Beasts of the Southern Wild is focalised through Hushpuppy and focuses around her and her alcoholic father, living in a fictional and poverty ridden area of Louisiana called 'Bathtub'. It focuses in their preparations for, reactions to, and relationships related to Hurricance Katrina. Part drama, part surreal, magical-realist masterpiece, this film is an absolute gem.

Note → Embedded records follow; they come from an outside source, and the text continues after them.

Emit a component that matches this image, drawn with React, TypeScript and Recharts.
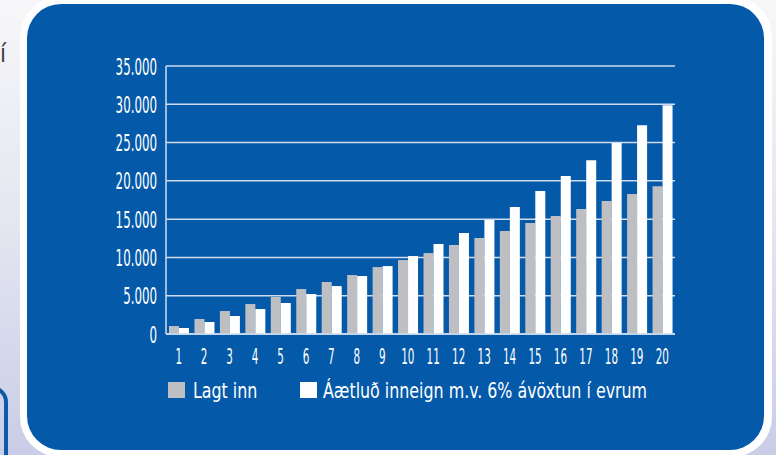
import { BarChart, Bar, XAxis, YAxis, CartesianGrid } from 'recharts';

const years = ['1', '2', '3', '4', '5', '6', '7', '8', '9', '10', '11', '12', '13', '14', '15', '16', '17', '18', '19', '20'];
const lagtInn = [1040, 1960, 3000, 3910, 4830, 5870, 6790, 7700, 8740, 9660, 10570, 11610, 12530, 13440, 14480, 15400, 16310, 17360, 18270, 19310];
const aetlud = [780, 1570, 2350, 3260, 4050, 5220, 6260, 7570, 8870, 10180, 11750, 13180, 14880, 16570, 18660, 20620, 22700, 24930, 27270, 29880];
const yTicks = [0, 5000, 10000, 15000, 20000, 25000, 30000, 35000];

const seriesNames = ['Lagt inn', 'Áætluð inneign m.v. 6% ávöxtun í evrum'];

const data = years.map((year, i) => ({ year, lagt: lagtInn[i], aetlud: aetlud[i] }));

const FONT = "'DejaVu Sans Condensed', 'DejaVu Sans', sans-serif";
const BLUE = '#0459a9';
const GRAY = '#bebfc3';
const LINE = '#cddcef';

const fmt = (v: number) => (v === 0 ? '0' : v.toLocaleString('de-DE'));

const YTick = ({ x, y, payload }: any) => (
  <text
    transform={`translate(${x - 1},${y + 8.5}) scale(0.56,1)`}
    textAnchor="end"
    fill="#fff"
    fontSize={23.5}
    fontFamily={FONT}
  >
    {fmt(payload.value)}
  </text>
);

const XTick = ({ x, y, payload }: any) => (
  <text
    transform={`translate(${x},${y + 21.5}) scale(0.55,1)`}
    textAnchor="middle"
    fill="#fff"
    fontSize={21}
    fontFamily={FONT}
  >
    {payload.value}
  </text>
);

const legendText = {
  position: 'absolute' as const,
  top: 380,
  fontFamily: FONT,
  fontSize: 21.5,
  lineHeight: 1,
  color: '#fff',
  whiteSpace: 'nowrap' as const,
  transform: 'scaleX(0.82)',
  transformOrigin: 'left top',
};

export default function App() {
  return (
    <div
      style={{
        position: 'absolute',
        left: 0,
        top: 0,
        width: 776,
        height: 455,
        overflow: 'hidden',
        background: 'linear-gradient(to bottom, #f7f7f9 0%, #e6e8f1 45%, #c9cde7 100%)',
      }}
    >
      <div style={{ position: 'absolute', left: 0, top: 40, fontFamily: FONT, fontSize: 24, color: '#3a3a3a' }}>í</div>
      <div
        style={{
          position: 'absolute',
          left: -60,
          top: 386,
          width: 60,
          height: 200,
          border: '4px solid #0d5aa8',
          borderRadius: 16,
        }}
      />
      <div
        style={{
          position: 'absolute',
          left: 20,
          top: -3,
          width: 752,
          height: 460,
          background: '#fff',
          borderRadius: 40,
        }}
      />
      <div
        style={{
          position: 'absolute',
          left: 27,
          top: 4,
          width: 737,
          height: 446,
          background: BLUE,
          borderRadius: 34,
        }}
      />
      <div style={{ position: 'absolute', left: 0, top: 0 }}>
        <BarChart
          width={776}
          height={455}
          data={data}
          margin={{ top: 66, right: 101, bottom: 91, left: 106 }}
          barGap={0}
        >
          <CartesianGrid vertical={false} stroke={LINE} strokeWidth={1.5} />
          <XAxis
            dataKey="year"
            height={30}
            tickLine={false}
            axisLine={{ stroke: LINE, strokeWidth: 1.5 }}
            tick={<XTick />}
            interval={0}
          />
          <YAxis
            width={60}
            domain={[0, 35000]}
            ticks={yTicks}
            tickLine={false}
            axisLine={{ stroke: LINE, strokeWidth: 1.5 }}
            tick={<YTick />}
            interval={0}
          />
          <Bar dataKey="lagt" name={seriesNames[0]} fill={GRAY} barSize={10} isAnimationActive={false} />
          <Bar dataKey="aetlud" name={seriesNames[1]} fill="#ffffff" barSize={10} isAnimationActive={false} />
        </BarChart>
      </div>
      <div style={{ position: 'absolute', left: 168, top: 382, width: 17, height: 16, background: GRAY }} />
      <div style={{ ...legendText, left: 193 }}>{seriesNames[0]}</div>
      <div style={{ position: 'absolute', left: 300, top: 382, width: 17, height: 16, background: '#fff' }} />
      <div style={{ ...legendText, left: 323 }}>{seriesNames[1]}</div>
    </div>
  );
}
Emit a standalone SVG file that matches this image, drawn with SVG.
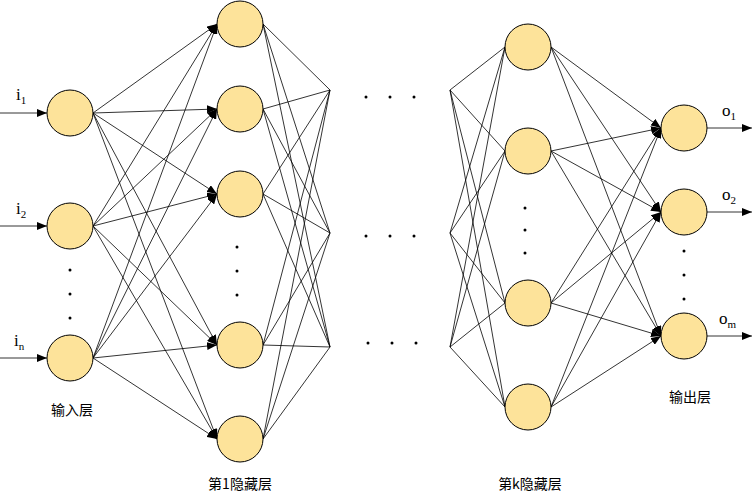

Critics from around the globe have gushed with praise for the film. The Telegraph said "Few American debuts in recent years have announced a talent as singular as that of Behn Zeitlin, the blazingly gifted director and co-writer of Beasts of the Southern Wild". Time Out said that it's "A dreamy but strikingly immediate and frayed-at-the-edges, child's-eye view of life on the margins of America." And, Empire described it as "Beautiful, funny, timely and tender, this is the American arthouse movie of the year." The Daily Mail were unsurprisingly cynical, particularly in regard to its "Left-wing wishful thinking" and refers to Hushpuppy's utterly beautiful and poetic prose as "nonsensical philosophising". We can only put this down to a sad lack of imagination and scorn for anything that isn't Taken 2. We can't yet say whether we consider Beasts of the Southern Wild to be our film of the year, but we love 'nonsensical philosophising' and are beyond impressed with the skills of a 5 year old to deliver that beautiful nonsense in such a heartfelt, sincere and engaging way. We can only applaud it.